__Information supplied__.
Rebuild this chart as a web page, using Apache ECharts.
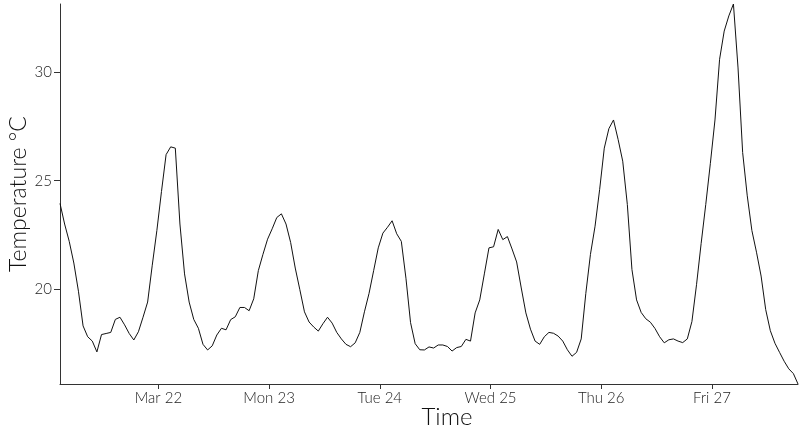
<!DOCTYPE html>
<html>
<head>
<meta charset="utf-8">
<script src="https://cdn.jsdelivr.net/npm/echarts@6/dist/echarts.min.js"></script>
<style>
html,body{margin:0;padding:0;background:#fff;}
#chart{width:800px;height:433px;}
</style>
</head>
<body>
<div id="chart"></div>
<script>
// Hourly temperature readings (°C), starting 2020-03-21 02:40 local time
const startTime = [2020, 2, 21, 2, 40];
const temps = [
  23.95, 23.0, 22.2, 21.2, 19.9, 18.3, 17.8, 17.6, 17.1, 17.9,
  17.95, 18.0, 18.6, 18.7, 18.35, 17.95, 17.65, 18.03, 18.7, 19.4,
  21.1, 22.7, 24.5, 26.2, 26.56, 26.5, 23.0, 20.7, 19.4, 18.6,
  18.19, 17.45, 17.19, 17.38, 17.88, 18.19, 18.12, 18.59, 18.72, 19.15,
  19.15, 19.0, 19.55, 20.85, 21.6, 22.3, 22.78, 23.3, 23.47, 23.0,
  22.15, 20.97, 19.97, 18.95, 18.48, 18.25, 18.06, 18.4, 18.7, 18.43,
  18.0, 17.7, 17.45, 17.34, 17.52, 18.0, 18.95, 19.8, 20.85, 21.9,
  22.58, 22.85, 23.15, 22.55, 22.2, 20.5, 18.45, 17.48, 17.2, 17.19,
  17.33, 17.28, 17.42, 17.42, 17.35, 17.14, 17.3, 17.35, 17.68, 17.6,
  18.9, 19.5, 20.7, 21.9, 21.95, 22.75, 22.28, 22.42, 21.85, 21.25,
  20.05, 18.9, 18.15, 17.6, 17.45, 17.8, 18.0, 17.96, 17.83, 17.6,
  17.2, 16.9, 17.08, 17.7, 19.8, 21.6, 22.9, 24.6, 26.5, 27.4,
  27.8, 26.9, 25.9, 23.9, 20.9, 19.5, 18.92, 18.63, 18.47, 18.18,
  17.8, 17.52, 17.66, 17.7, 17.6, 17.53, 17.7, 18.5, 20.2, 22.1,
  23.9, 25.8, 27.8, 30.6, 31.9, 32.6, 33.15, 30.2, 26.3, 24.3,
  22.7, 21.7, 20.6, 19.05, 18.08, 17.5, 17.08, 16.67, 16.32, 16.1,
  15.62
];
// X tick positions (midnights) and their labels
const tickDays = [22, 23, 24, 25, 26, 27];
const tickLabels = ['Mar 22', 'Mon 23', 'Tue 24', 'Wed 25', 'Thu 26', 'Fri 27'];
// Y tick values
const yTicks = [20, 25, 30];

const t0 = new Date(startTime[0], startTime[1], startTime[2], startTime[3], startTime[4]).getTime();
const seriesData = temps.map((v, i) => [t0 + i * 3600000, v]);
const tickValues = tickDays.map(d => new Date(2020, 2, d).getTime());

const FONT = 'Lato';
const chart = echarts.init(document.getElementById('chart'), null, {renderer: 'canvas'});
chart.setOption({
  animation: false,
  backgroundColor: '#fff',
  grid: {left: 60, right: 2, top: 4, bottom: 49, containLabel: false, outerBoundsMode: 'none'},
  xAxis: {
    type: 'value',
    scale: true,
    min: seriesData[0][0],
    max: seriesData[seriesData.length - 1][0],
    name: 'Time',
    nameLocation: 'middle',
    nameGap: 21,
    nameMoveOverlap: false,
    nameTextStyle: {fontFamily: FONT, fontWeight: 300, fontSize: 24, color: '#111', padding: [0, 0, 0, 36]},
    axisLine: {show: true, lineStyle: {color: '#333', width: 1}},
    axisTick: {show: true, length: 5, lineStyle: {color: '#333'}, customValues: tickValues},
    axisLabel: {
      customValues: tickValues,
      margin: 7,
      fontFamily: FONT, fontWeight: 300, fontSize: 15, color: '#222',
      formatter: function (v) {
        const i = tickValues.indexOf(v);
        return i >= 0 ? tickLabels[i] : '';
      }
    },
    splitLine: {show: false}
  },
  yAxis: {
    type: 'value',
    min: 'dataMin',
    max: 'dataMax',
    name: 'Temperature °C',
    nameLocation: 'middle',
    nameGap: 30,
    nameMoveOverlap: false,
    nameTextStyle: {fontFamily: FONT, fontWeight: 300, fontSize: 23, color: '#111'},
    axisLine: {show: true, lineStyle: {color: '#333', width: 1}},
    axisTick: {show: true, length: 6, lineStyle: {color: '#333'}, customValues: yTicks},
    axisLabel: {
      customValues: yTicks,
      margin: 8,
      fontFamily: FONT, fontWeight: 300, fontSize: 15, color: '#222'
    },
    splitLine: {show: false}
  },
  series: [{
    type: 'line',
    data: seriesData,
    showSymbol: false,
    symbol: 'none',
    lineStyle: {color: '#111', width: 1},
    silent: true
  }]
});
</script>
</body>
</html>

__The request__.
Return each line of the data, keeping its wording exact and omitting pictures.

__Answer__.
Rebuild this chart as a web page, using Apache ECharts.
<!DOCTYPE html>
<html>
<head>
<meta charset="utf-8">
<script src="https://cdn.jsdelivr.net/npm/echarts@6/dist/echarts.min.js"></script>
<style>
html,body{margin:0;padding:0;background:#fff;}
#chart{width:800px;height:433px;}
</style>
</head>
<body>
<div id="chart"></div>
<script>
// Hourly temperature readings (°C), starting 2020-03-21 02:40 local time
const startTime = [2020, 2, 21, 2, 40];
const temps = [
  23.95, 23.0, 22.2, 21.2, 19.9, 18.3, 17.8, 17.6, 17.1, 17.9,
  17.95, 18.0, 18.6, 18.7, 18.35, 17.95, 17.65, 18.03, 18.7, 19.4,
  21.1, 22.7, 24.5, 26.2, 26.56, 26.5, 23.0, 20.7, 19.4, 18.6,
  18.19, 17.45, 17.19, 17.38, 17.88, 18.19, 18.12, 18.59, 18.72, 19.15,
  19.15, 19.0, 19.55, 20.85, 21.6, 22.3, 22.78, 23.3, 23.47, 23.0,
  22.15, 20.97, 19.97, 18.95, 18.48, 18.25, 18.06, 18.4, 18.7, 18.43,
  18.0, 17.7, 17.45, 17.34, 17.52, 18.0, 18.95, 19.8, 20.85, 21.9,
  22.58, 22.85, 23.15, 22.55, 22.2, 20.5, 18.45, 17.48, 17.2, 17.19,
  17.33, 17.28, 17.42, 17.42, 17.35, 17.14, 17.3, 17.35, 17.68, 17.6,
  18.9, 19.5, 20.7, 21.9, 21.95, 22.75, 22.28, 22.42, 21.85, 21.25,
  20.05, 18.9, 18.15, 17.6, 17.45, 17.8, 18.0, 17.96, 17.83, 17.6,
  17.2, 16.9, 17.08, 17.7, 19.8, 21.6, 22.9, 24.6, 26.5, 27.4,
  27.8, 26.9, 25.9, 23.9, 20.9, 19.5, 18.92, 18.63, 18.47, 18.18,
  17.8, 17.52, 17.66, 17.7, 17.6, 17.53, 17.7, 18.5, 20.2, 22.1,
  23.9, 25.8, 27.8, 30.6, 31.9, 32.6, 33.15, 30.2, 26.3, 24.3,
  22.7, 21.7, 20.6, 19.05, 18.08, 17.5, 17.08, 16.67, 16.32, 16.1,
  15.62
];
// X tick positions (midnights) and their labels
const tickDays = [22, 23, 24, 25, 26, 27];
const tickLabels = ['Mar 22', 'Mon 23', 'Tue 24', 'Wed 25', 'Thu 26', 'Fri 27'];
// Y tick values
const yTicks = [20, 25, 30];

const t0 = new Date(startTime[0], startTime[1], startTime[2], startTime[3], startTime[4]).getTime();
const seriesData = temps.map((v, i) => [t0 + i * 3600000, v]);
const tickValues = tickDays.map(d => new Date(2020, 2, d).getTime());

const FONT = 'Lato';
const chart = echarts.init(document.getElementById('chart'), null, {renderer: 'canvas'});
chart.setOption({
  animation: false,
  backgroundColor: '#fff',
  grid: {left: 60, right: 2, top: 4, bottom: 49, containLabel: false, outerBoundsMode: 'none'},
  xAxis: {
    type: 'value',
    scale: true,
    min: seriesData[0][0],
    max: seriesData[seriesData.length - 1][0],
    name: 'Time',
    nameLocation: 'middle',
    nameGap: 21,
    nameMoveOverlap: false,
    nameTextStyle: {fontFamily: FONT, fontWeight: 300, fontSize: 24, color: '#111', padding: [0, 0, 0, 36]},
    axisLine: {show: true, lineStyle: {color: '#333', width: 1}},
    axisTick: {show: true, length: 5, lineStyle: {color: '#333'}, customValues: tickValues},
    axisLabel: {
      customValues: tickValues,
      margin: 7,
      fontFamily: FONT, fontWeight: 300, fontSize: 15, color: '#222',
      formatter: function (v) {
        const i = tickValues.indexOf(v);
        return i >= 0 ? tickLabels[i] : '';
      }
    },
    splitLine: {show: false}
  },
  yAxis: {
    type: 'value',
    min: 'dataMin',
    max: 'dataMax',
    name: 'Temperature °C',
    nameLocation: 'middle',
    nameGap: 30,
    nameMoveOverlap: false,
    nameTextStyle: {fontFamily: FONT, fontWeight: 300, fontSize: 23, color: '#111'},
    axisLine: {show: true, lineStyle: {color: '#333', width: 1}},
    axisTick: {show: true, length: 6, lineStyle: {color: '#333'}, customValues: yTicks},
    axisLabel: {
      customValues: yTicks,
      margin: 8,
      fontFamily: FONT, fontWeight: 300, fontSize: 15, color: '#222'
    },
    splitLine: {show: false}
  },
  series: [{
    type: 'line',
    data: seriesData,
    showSymbol: false,
    symbol: 'none',
    lineStyle: {color: '#111', width: 1},
    silent: true
  }]
});
</script>
</body>
</html>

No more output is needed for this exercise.